Coronavirus : que se passera-t-il après?

Le Vif

Comparée à une haute vague qu’il faut « écrêter » au maximum pour en limiter la violence, l’épidémie de Covid-19 déferle sur les systèmes de santé européens. Mais qu’est-ce qu’il y aura après le passage de ce « tsunami » comme l’ont décrit des soignants italiens: une décrue généralisée et un retour à la normale ou au contraire des répliques régulières qui mettront à mal les hôpitaux?

La directrice générale de l’agence sanitaire Santé publique France, Geneviève Chêne reconnaît qu’il « est trop tôt pour affirmer quoi que ce soit sur la dynamique de l’épidémie ».

En se basant sur l’expérience des premiers pays frappés, Chine et Corée du Sud, « on voit que la dynamique se déroule sur une période de deux à trois mois avec une inversion du pic, après des mesures très strictes, entre le premier et le deuxième mois », a-t-elle expliqué sur la radio France Info. Ainsi en France, la décrue épidémique s’amorcerait en mai.

« Vague annonciatrice »

En Chine, la vague semble passée: depuis quelques jours, le pays ne rapporte plus aucun nouveau cas local de Covid-19. Est-ce le calme avant une nouvelle déferlante, s’interroge le spécialiste en santé publique et en épidémiologie Antoine Flahault. « La Chine n’a-t-elle connu qu’une vague annonciatrice (…) et la grande vague est-elle encore à venir? », écrit-il dans la revue médicale britannique The Lancet.

Pour appréhender la complexité de la dynamique des épidémies, il faut remonter aux lendemains de la Première Guerre mondiale: la grippe dite « espagnole » provoque en trois vagues, une hécatombe, pire que les combats, avec près 50 millions de morts. Puis elle disparaît.

Pourquoi la « grande grippe » s’est-elle éteinte? La question taraude des mathématiciens qui, comme les Ecossais William Ogilvy Kermack et Anderson Gray McKendrick mettent au point des modèles pour comprendre cette évolution.

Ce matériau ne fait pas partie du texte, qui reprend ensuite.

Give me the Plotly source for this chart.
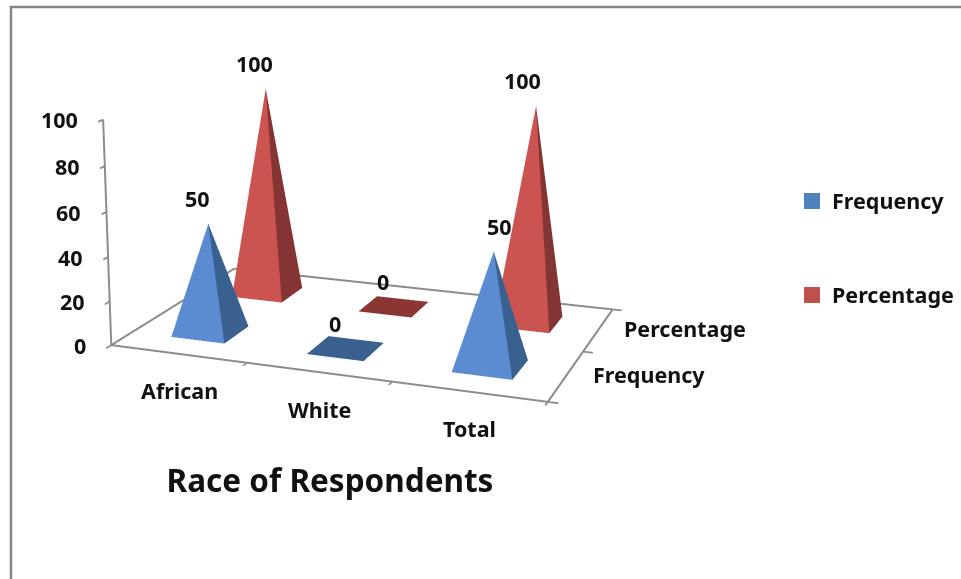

Ils découvrent qu’une épidémie ne meurt pas « faute de combattants » – situation dans laquelle l’agent infectieux finirait par disparaître avec les malades qu’il tue -, mais par acquisition d’une « immunité grégaire », explique M. Flahault qui dirige l’Institut de santé global à l’Université de Genève (Suisse).

« L’immunité grégaire, c’est la proportion de personnes immunisées contre le virus (par infection ou par vaccin quand il existe) qui doit être atteinte pour bloquer tout risque de résurgence de l’épidémie » indique-t-il à l’AFP.

Cette proportion dépend de la facilité avec laquelle le virus se transmet d’une personne infectée à un sujet sain: schématiquement plus la maladie est contagieuse, plus la proportion des personnes immunisées doit être élevée pour stopper l’épidémie.

M. Flahault calcule que pour le Covid-19 « il faudrait entre 50 et 66% de personnes infectées puis immunisées pour éteindre la pandémie« .

Mais le niveau de contagiosité « R » varie au cours du temps, en fonction des mesures sanitaires prises (quarantaines, mesures barrières, confinements) et aussi potentiellement des conditions climatiques. Si « R » devient inférieur à 1, à savoir un malade contamine en moyenne moins d’une personne, « alors l’épidémie s’arrête », souligne M. Flahault.

« Résurgences »

Mais « elle ne s’éteint pas nécessairement, en particulier si la proportion d’immunisés n’a pas atteint les 50 à 66%. Elle peut marquer une pause. C’est ce qui se produit en Chine actuellement ainsi qu’en Corée« , assure-t-il.

Les freins sanitaires ou météorologiques à la contagion « sont transitoires, et dès qu’on les relâche, l’épidémie redémarre jusqu’à atteindre l’immunité grégaire ad-hoc, parfois sur plusieurs mois ou années », selon ce spécialiste français.

Le chef du service des maladies infectieuses à l’hôpital parisien de la Pitié-Salpêtrière, Pr François Bricaire juge lui aussi possible des « résurgences ».

« La réapparition de ce Covid 19 est une possibilité avec éventuellement une résurgence saisonnière », indique-t-il à l’AFP.

L’experte australienne en maladies infectieuses Sharon Lewin, s’interroge également sur un possible retour du Covid-19 après la vague actuelle.

« Nous ne savons pas s’il reviendra », reconnaît-elle, notant que le Sras (Syndrome respiratoire aigu sévère), également dû à un coronavirus, avait fait 774 morts en 2002 et 2003 avant de disparaître complètement grâce à de strictes mesures de « distanciations sociales ».

La mise au point et mise à disposition planétaire d’un vaccin anti-Covid-19, d’ici 12 à 18 mois comme promis par les grands de l’industrie pharmaceutique, changerait évidemment radicalement la donne.